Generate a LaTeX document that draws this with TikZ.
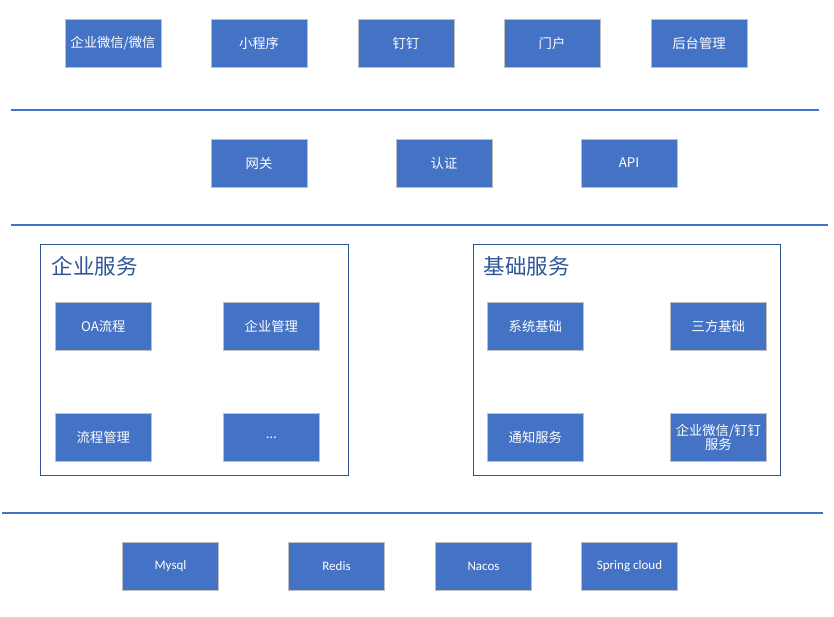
\documentclass[tikz,border=0pt]{standalone}
\usepackage{fontspec}
\newfontfamily\cjk{Noto Sans CJK SC}
\newfontfamily\calibri{Carlito}
\definecolor{boxblue}{HTML}{4472C4}
\definecolor{boxgray}{HTML}{BFBFBF}
\definecolor{groupblue}{HTML}{2F5597}
\begin{document}
\begin{tikzpicture}[x=1pt,y=-1pt,
		blockbox/.style={draw=boxgray,line width=0.8pt,fill=boxblue,text=white,
			minimum width=96pt,minimum height=48pt,inner sep=1pt,align=center,
			font=\cjk\fontsize{13.3}{16}\selectfont},
		basebox/.style={blockbox,font=\calibri\fontsize{13}{16}\selectfont},
		groupbox/.style={draw=groupblue,line width=0.9pt,minimum width=308pt,minimum height=231pt},
		grouptitle/.style={anchor=west,inner sep=0pt,text=groupblue,font=\cjk\fontsize{21.5}{25}\selectfont},
		sepline/.style={draw=boxblue,line width=1.6pt}]
	\useasboundingbox (0,0) rectangle (834,616);

	% 接入层
	\node[blockbox] (wechat) at (113,43) {企业微信/微信};
	\node[blockbox] (miniapp) at (259,43) {小程序};
	\node[blockbox] (dingtalk) at (406,43) {钉钉};
	\node[blockbox] (portal) at (552,43) {门户};
	\node[blockbox] (admin) at (699,43) {后台管理};

	\draw[sepline] (11,110) -- (819,110);

	% 网关层
	\node[blockbox] (gateway) at (259,163) {网关};
	\node[blockbox] (auth) at (444,163) {认证};
	\node[blockbox] (api) at (629,163) {API};

	\draw[sepline] (11,225) -- (828,225);

	% 服务层
	\node[groupbox] (bizgroup) at (194.7,360.3) {};
	\node[grouptitle] (biztitle) at (51.5,266.5) {企业服务};
	\node[blockbox] (oaflow) at (103.3,326.3) {OA流程};
	\node[blockbox] (bizmgr) at (271.3,326.3) {企业管理};
	\node[blockbox] (flowmgr) at (103.3,437.3) {流程管理};
	\node[blockbox] (more) at (271.3,437.3) {...};

	\node[groupbox,minimum width=307.7pt] (basegroup) at (626.8,360.3) {};
	\node[grouptitle] (basetitle) at (483.5,266.5) {基础服务};
	\node[blockbox] (sysbase) at (535.3,326.3) {系统基础};
	\node[blockbox] (thirdbase) at (718.3,326.3) {三方基础};
	\node[blockbox] (notify) at (535.3,437.3) {通知服务};
	\node[blockbox] (wxdd) at (718.3,437.3) {企业微信/钉钉\\[-2pt]服务};

	\draw[sepline] (2,513) -- (823,513);

	% 基础设施
	\foreach \name/\x/\label in {mysql/170.5/Mysql, redis/336.5/Redis, nacos/483.5/Nacos, spring/629.5/Spring cloud}{
			\node[basebox] (\name) at (\x,566) {\label};
		}
\end{tikzpicture}
\end{document}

☆ ☆ ☆

Restate each line from the start of the listing through the line bearing "(0,0) rectangle (834,616);" word for word. Drop the pictures.

» THE OUTPUT:
Generate a LaTeX document that draws this with TikZ.
\documentclass[tikz,border=0pt]{standalone}
\usepackage{fontspec}
\newfontfamily\cjk{Noto Sans CJK SC}
\newfontfamily\calibri{Carlito}
\definecolor{boxblue}{HTML}{4472C4}
\definecolor{boxgray}{HTML}{BFBFBF}
\definecolor{groupblue}{HTML}{2F5597}
\begin{document}
\begin{tikzpicture}[x=1pt,y=-1pt,
		blockbox/.style={draw=boxgray,line width=0.8pt,fill=boxblue,text=white,
			minimum width=96pt,minimum height=48pt,inner sep=1pt,align=center,
			font=\cjk\fontsize{13.3}{16}\selectfont},
		basebox/.style={blockbox,font=\calibri\fontsize{13}{16}\selectfont},
		groupbox/.style={draw=groupblue,line width=0.9pt,minimum width=308pt,minimum height=231pt},
		grouptitle/.style={anchor=west,inner sep=0pt,text=groupblue,font=\cjk\fontsize{21.5}{25}\selectfont},
		sepline/.style={draw=boxblue,line width=1.6pt}]
	\useasboundingbox (0,0) rectangle (834,616);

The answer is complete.